I guess you all already know what a lifecycle is. We born, we live and we die… In fact, it’s exactly the same for Aflresco Nodes! Well, at least from an end user point of view. But what is really going on behind that? This is what I will try to explain in this post.
First of all what is an Alfresco Node? For most people, a Node is just a document stored in Alfresco but in reality it’s much more than that: everything in Alfresco is a Node! A Node has a type that defines its properties and it also have some associations with other Nodes. This is a very short and simplified description but we don’t need to understand what exactly a Node is to understand the lifecycle process. So as said above, Alfresco Nodes have their own lifecycle but it’s a little bit more complicated than just three simple steps.
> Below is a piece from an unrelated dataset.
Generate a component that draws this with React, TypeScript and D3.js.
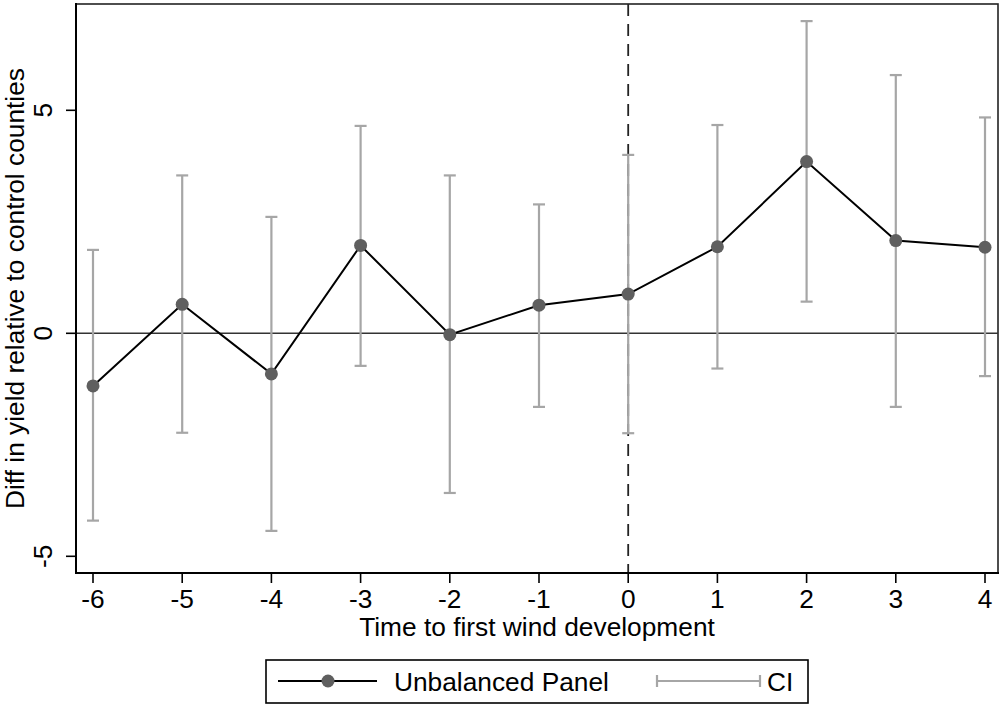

Please note that in this post, I will use $ALF_HOME as a reference to the location where alfresco has been installed (e.g. /opt/alfresco-4.2.c) and $ALF_DATA as a reference to the alf_data location. By default the alf_data folder is $ALF_HOME/alf_data/.
In this post I will use a document as an Alfresco Node to easily understand the process. So this lifecycle start with the creation of a new document named “Test_Lifecycle.docx” with the following creation date: Febrary the 1st,2015 at 16:45.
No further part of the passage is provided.